(Exercise) Give back exactly the lines from the beginning of the listing below to the line holding "(fbtap) -- (fblbl.west);", both ends included; the pictures stay out.

-- Exercise input start --

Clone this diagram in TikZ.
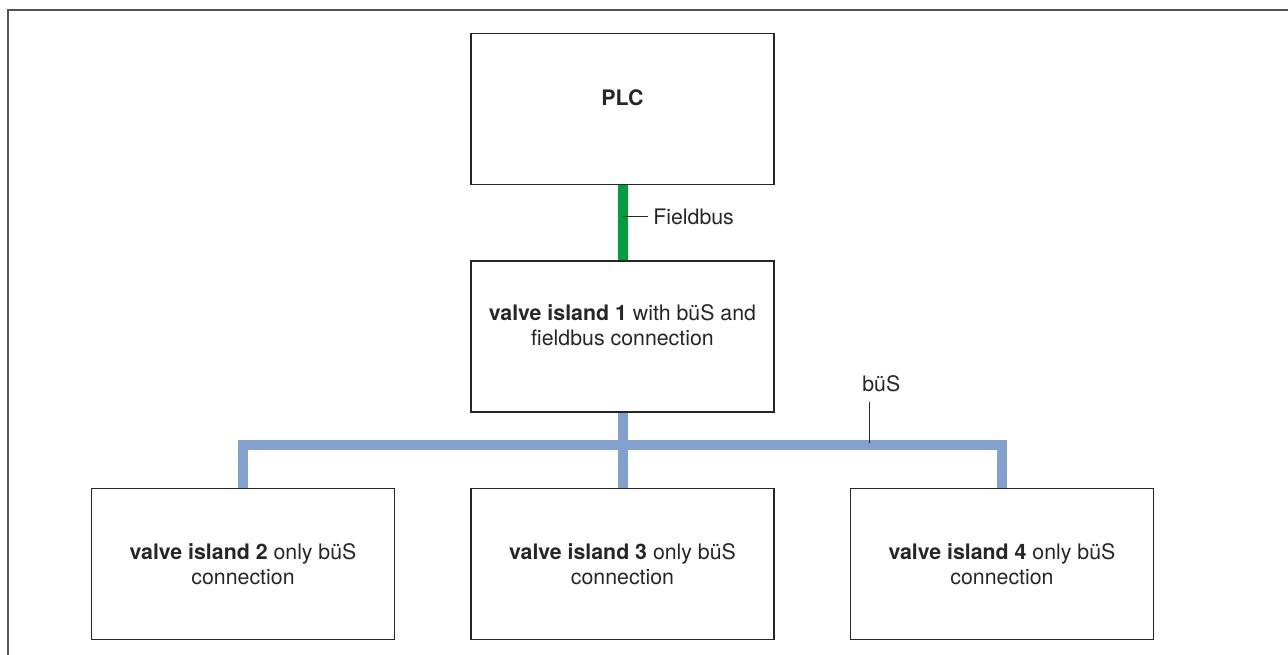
\documentclass[tikz,border=0pt]{standalone}
\usepackage{fontspec}
\setmainfont{TeX Gyre Heros}
\usetikzlibrary{positioning}
\definecolor{busblue}{RGB}{130,161,206}
\definecolor{fbgreen}{RGB}{0,158,61}
\definecolor{framegray}{RGB}{85,85,85}

\begin{document}
\begin{tikzpicture}[
    x=0.75pt, y=-0.75pt,
    node distance=56.25pt and 56.25pt,
    box/.style={draw=black!85, line width=1.1pt, align=center,
                minimum width=227.25pt, minimum height=113.25pt,
                text=black!85, font=\fontsize{16}{19}\selectfont},
    txt/.style={align=center, text=black!85, font=\fontsize{16}{19}\selectfont},
    lbl/.style={text=black!85, font=\fontsize{16}{19}\selectfont, inner sep=3.75pt},
    bus/.style={line width=7.5pt, busblue},
    fbus/.style={line width=7.5pt, fbgreen},
    tick/.style={line width=0.75pt, black!85}
  ]
    \useasboundingbox (0,0) rectangle (1288,655);
    \draw[framegray, line width=1.5pt] (8,655) -- (8,10) -- (1288,10);

    % controller and first island
    \node[box] (plc) at (622.5,109) {};
    \node[txt] (plctext) at ([yshift=8.5pt]plc.center) {\bfseries PLC};
    \node[box, below=of plc] (isl1) {};
    \node[txt] (isl1text) at ([yshift=8.25pt]isl1.center)
      {\textbf{valve island 1} with büS and\\fieldbus connection};

    % bus-only islands
    \node[box, below=of isl1] (isl3) {\textbf{valve island 3} only büS\\connection};
    \node[box, left=of isl3] (isl2) {\textbf{valve island 2} only büS\\connection};
    \node[box, right=of isl3] (isl4) {\textbf{valve island 4} only büS\\connection};

    % fieldbus
    \draw[fbus] (plc) -- (isl1);
    \coordinate (fbtap) at (623,217);
    \node[lbl, anchor=west] (fblbl) at (648,217) {Fieldbus};
    \draw[tick] (fbtap) -- (fblbl.west);

    % büS
    \coordinate (bus) at ([yshift=-24pt]isl1.south);
    \draw[bus] (isl1) -- (isl3);
    \draw[bus] (isl2.north) -- (isl2.north |- bus) -- (isl4.north |- bus) -- (isl4.north);
    \coordinate (bustap) at (869,443);
    \coordinate (bustick) at (869,402);
    \node[lbl, anchor=south west, inner sep=0pt] (buslbl) at (862,392) {büS};
    \draw[tick] (bustap) -- (bustick);
  \end{tikzpicture}
\end{document}
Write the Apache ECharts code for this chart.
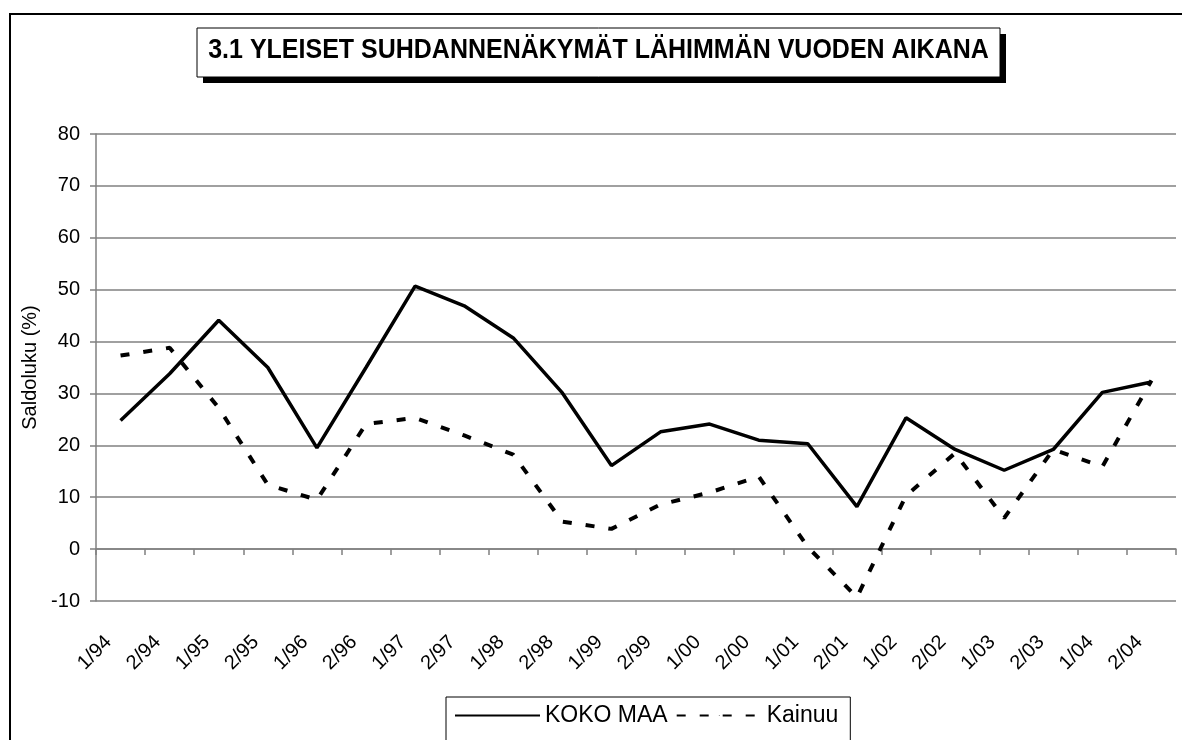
<!DOCTYPE html>
<html>
<head>
<meta charset="utf-8">
<script src="https://cdn.jsdelivr.net/npm/echarts@6/dist/echarts.min.js"></script>
<style>html,body{margin:0;padding:0;background:#fff;}#c{width:1182px;height:740px;}</style>
</head>
<body>
<div id="c"></div>
<script>
const categories = ['1/94','2/94','1/95','2/95','1/96','2/96','1/97','2/97','1/98','2/98','1/99','2/99','1/00','2/00','1/01','2/01','1/02','2/02','1/03','2/03','1/04','2/04'];
const kokoMaa = [24.8, 33.8, 44.1, 35.0, 19.5, 35.0, 50.7, 46.9, 40.7, 30.1, 16.1, 22.6, 24.1, 21.0, 20.3, 8.2, 25.3, 19.2, 15.2, 19.2, 30.2, 32.2];
const kainuu = [37.3, 38.8, 27.2, 12.4, 9.5, 24.1, 25.3, 21.9, 18.2, 5.3, 3.9, 8.6, 10.9, 14.0, 0.4, -9.3, 10.3, 18.5, 6.0, 19.2, 15.9, 32.5];
const titleText = '3.1 YLEISET SUHDANNENÄKYMÄT LÄHIMMÄN VUODEN AIKANA';
const yName = 'Saldoluku (%)';
const seriesNames = ['KOKO MAA', 'Kainuu'];

const FONT = "'Liberation Sans', Arial, sans-serif";
const chart = echarts.init(document.getElementById('c'), null, {renderer: 'canvas'});
chart.setOption({
  animation: false,
  backgroundColor: '#fff',
  textStyle: {fontFamily: FONT, color: '#000'},
  graphic: [
    {type: 'rect', z: -10, shape: {x: 10, y: 14, width: 1300, height: 900}, style: {fill: 'none', stroke: '#000', lineWidth: 2}},
    {type: 'rect', z: 10, shape: {x: 203, y: 34, width: 803, height: 49}, style: {fill: '#000'}},
    {type: 'rect', z: 11, shape: {x: 197, y: 28, width: 803, height: 49}, style: {fill: '#fff', stroke: '#000', lineWidth: 1}},
    {type: 'text', z: 12, x: 598.5, y: 51, scaleY: 1.08, style: {text: titleText, font: "bold 25px 'Liberation Sans', Arial, sans-serif", fill: '#000', align: 'center', verticalAlign: 'middle'}}
  ],
  grid: {left: 96, right: 6, top: 134, bottom: 139, containLabel: false},
  legend: {
    data: seriesNames,
    left: 446, top: 697,
    padding: [7, 12, 40, 8],
    itemWidth: 85, itemHeight: 1, itemGap: 8,
    borderColor: '#000', borderWidth: 1,
    textStyle: {fontSize: 23, color: '#000', fontFamily: FONT}
  },
  xAxis: {
    type: 'category',
    data: categories,
    boundaryGap: true,
    axisLine: {onZero: true, lineStyle: {color: '#808080', width: 1.5}},
    axisTick: {show: true, inside: false, length: 6, lineStyle: {color: '#808080', width: 1.5}},
    axisLabel: {rotate: 45, margin: 26, padding: [0, 17, 0, 0], fontSize: 20, color: '#000', fontFamily: FONT, interval: 0},
    splitLine: {show: false}
  },
  yAxis: {
    type: 'value',
    min: -10, max: 80, interval: 10,
    name: yName,
    nameLocation: 'middle',
    nameGap: 56,
    nameTextStyle: {fontSize: 20, color: '#000', fontFamily: FONT},
    axisLine: {show: true, lineStyle: {color: '#808080', width: 1.5}},
    axisTick: {show: true, length: 6, lineStyle: {color: '#808080', width: 1.5}},
    axisLabel: {margin: 16, fontSize: 20, color: '#000', fontFamily: FONT},
    splitLine: {show: true, lineStyle: {color: '#808080', width: 1.5}}
  },
  series: [
    {name: seriesNames[0], type: 'line', data: kokoMaa, symbol: 'none', lineStyle: {color: '#000', width: 3.5, type: 'solid'}, itemStyle: {color: '#000'}},
    {name: seriesNames[1], type: 'line', data: kainuu, symbol: 'none', lineStyle: {color: '#000', width: 4, type: [9, 14]}, itemStyle: {color: '#000'}}
  ]
});
</script>
</body>
</html>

-- Exercise input end --

(Result)
Clone this diagram in TikZ.
\documentclass[tikz,border=0pt]{standalone}
\usepackage{fontspec}
\setmainfont{TeX Gyre Heros}
\usetikzlibrary{positioning}
\definecolor{busblue}{RGB}{130,161,206}
\definecolor{fbgreen}{RGB}{0,158,61}
\definecolor{framegray}{RGB}{85,85,85}

\begin{document}
\begin{tikzpicture}[
    x=0.75pt, y=-0.75pt,
    node distance=56.25pt and 56.25pt,
    box/.style={draw=black!85, line width=1.1pt, align=center,
                minimum width=227.25pt, minimum height=113.25pt,
                text=black!85, font=\fontsize{16}{19}\selectfont},
    txt/.style={align=center, text=black!85, font=\fontsize{16}{19}\selectfont},
    lbl/.style={text=black!85, font=\fontsize{16}{19}\selectfont, inner sep=3.75pt},
    bus/.style={line width=7.5pt, busblue},
    fbus/.style={line width=7.5pt, fbgreen},
    tick/.style={line width=0.75pt, black!85}
  ]
    \useasboundingbox (0,0) rectangle (1288,655);
    \draw[framegray, line width=1.5pt] (8,655) -- (8,10) -- (1288,10);

    % controller and first island
    \node[box] (plc) at (622.5,109) {};
    \node[txt] (plctext) at ([yshift=8.5pt]plc.center) {\bfseries PLC};
    \node[box, below=of plc] (isl1) {};
    \node[txt] (isl1text) at ([yshift=8.25pt]isl1.center)
      {\textbf{valve island 1} with büS and\\fieldbus connection};

    % bus-only islands
    \node[box, below=of isl1] (isl3) {\textbf{valve island 3} only büS\\connection};
    \node[box, left=of isl3] (isl2) {\textbf{valve island 2} only büS\\connection};
    \node[box, right=of isl3] (isl4) {\textbf{valve island 4} only büS\\connection};

    % fieldbus
    \draw[fbus] (plc) -- (isl1);
    \coordinate (fbtap) at (623,217);
    \node[lbl, anchor=west] (fblbl) at (648,217) {Fieldbus};
    \draw[tick] (fbtap) -- (fblbl.west);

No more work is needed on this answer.